For the first time…
I’ve met someone who has taught me about myself. You see, I’ve somehow always taken on the role as a sort of teacher for people I know – even you. But you’re different than anyone I’ve ever met.
I spend so much time in my own head thinking about myself, life, and the people around me, it’s as if I’ve read and written the manual on life. Life becomes like a game. I play as if I know how things are supposed to work. I make game plans, set rules, study how others play, and break apart every aspect into the smallest most incomplete components for the deepest analysis. When people come to talk to me about themselves and life, I draw from my database of statistics and analysis to provide some sort of answer. I’m not so good at playing the game, in all honesty, I’m scared, but I can coach pretty well, with confabulation, and pretend I know what’s going on. I can quote and read all there is on how to live life but when it comes down to it, I’m more lost and scared than anyone I know.

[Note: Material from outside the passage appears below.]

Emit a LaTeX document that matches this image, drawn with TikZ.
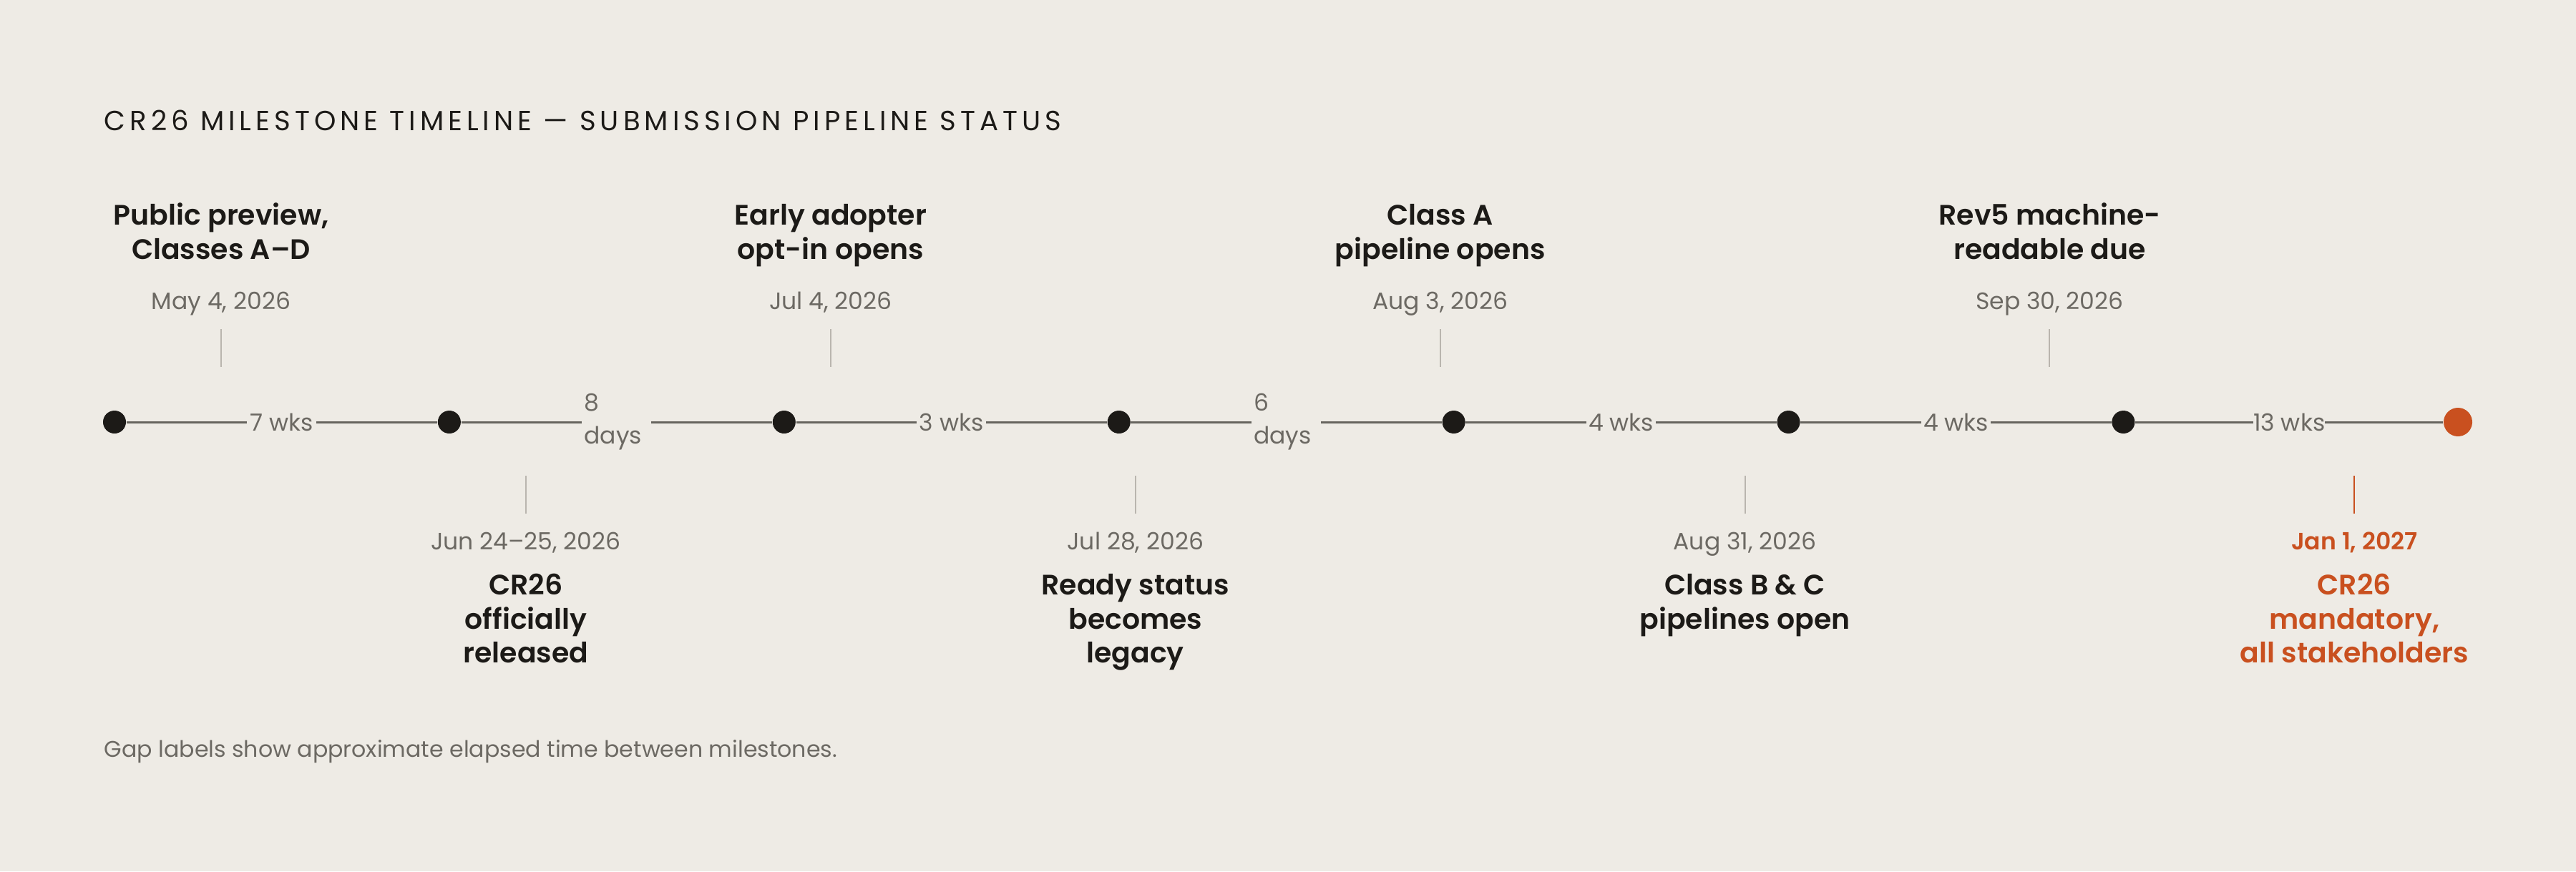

But then there’s you. I’ve never met someone who understood life better than me. That’s because you realize that life can never really be understood, only lived. And while I may have said that – I’m sure I did, drawing from my internal database of thoughts on life, I never did it. Your love, compassion, and pure enjoyment of everyone and everything is something the rest of the world could stand to learn a bit more about. You constantly walk through barriers in life of all kinds as if they don’t exist and I’m left wondering what the heck just happened. I’m talking about how instead of seeing that creepy guy on the train, you see a humble human being who would enjoy some compassion and someone to talk to – how the world is not in a museum, behind a thick piece of glass, but right in front of you, with nothing stopping you.
You scare the crap out of me. I constantly feel like that scene at the beginning of Up where Ellie show up to play with Carl and the entire time he just has this sort of “whoa, you can do that” face, as if he had legs but never thought to get up and actually use them.

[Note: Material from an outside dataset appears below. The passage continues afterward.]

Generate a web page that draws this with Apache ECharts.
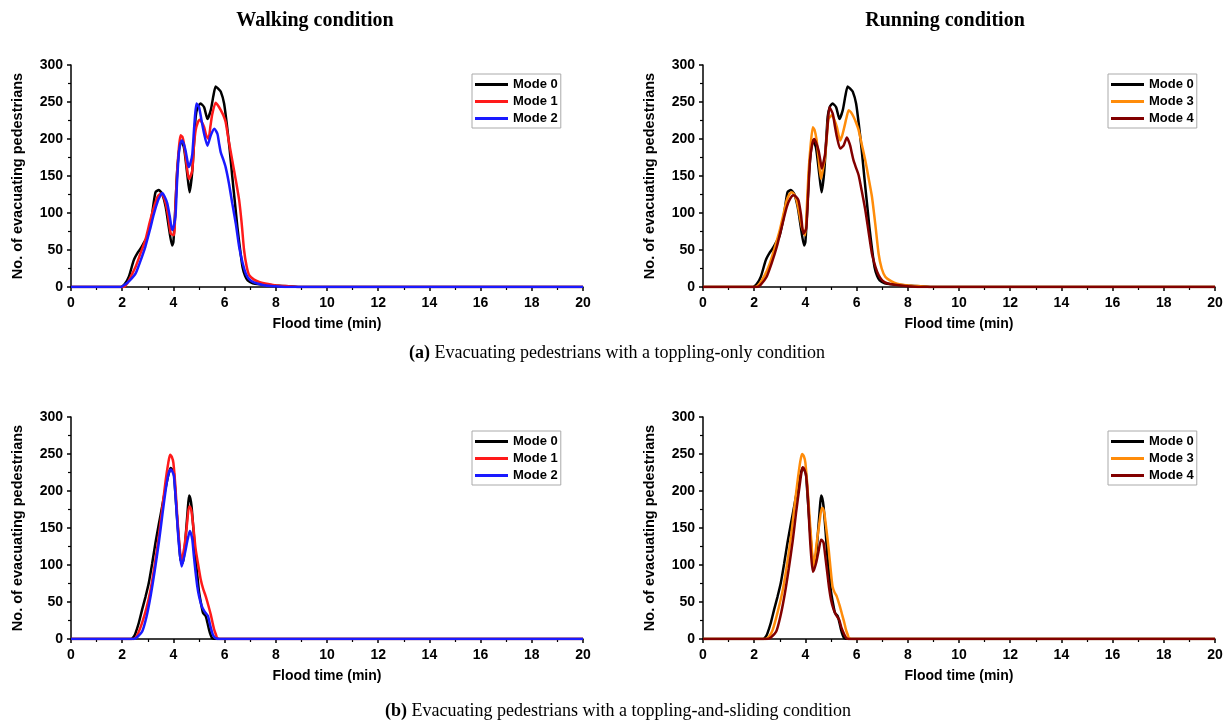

And when your world comes crashing down on you, as it does for everyone at times, I’ve never felt so helpless in my life. Whenever I say the right thing, I’m just as surprised, if not more so, than you are. I try to help but you don’t want my help, you don’t need my help – you really don’t. There are so many times I should have just shut up, just listened, and held you and told you everything is going to be ok.
There are so, so, so many more times I should have just set down my bat, threw away my manual and burned it, and just let you take my hand – love you for you and let you teach me and show me how to live life. But you held my hand anyways sometimes, losing a part of yourself, just to be with me. And that sucks, for you.
I’m sorry it took me until now to see all this. I wish it had been someone else.
You can tear me down and show me the worst parts of myself that I have never seen and help me learn about myself and grow to be a better person. You’re the kind of person I should be with.
I don’t want to lose you. But more so, I don’t want you to lose you. I’d rather sit in that museum behind my thick piece of glass looking out onto the world, seeing you happy, then let you lose yourself sitting next to me. But I will always leave my hand there and if you ever want to take it again, I’ll be the one to move.
For the first time, I genuinely want someone else to be happy more than I want to be happy. And for anytime I may have ever said that or felt that before, this is different. You’ve touched my soul, you’ve changed me. I’m a better person for having known you. For the first time in my life, I can say all that and truly mean it, with every inch of me.
Every time I see you or think about you, my body will still respond, my heart will still race and pound out of my chest. I want to be with you, but I don’t want to hold you back anymore. And if being with you means holding you back, I can’t let you do that.
I have no idea what a soulmate really is or if they even exist, but if I were ever asked who mine is, you’d be my answer. You’re a flower, you’re a butterfly, you’re the sun, you’re all that is good, all that is beautiful, and all that is real in this world.
I love you more than I ever, even in my wildest dreams, knew was possible to love someone. You are my best friend.
Thank you. I wish I had more than just thank you to say for all that you’ve done for me and given me but I’m sorry, all I have is this letter that ends in thank you.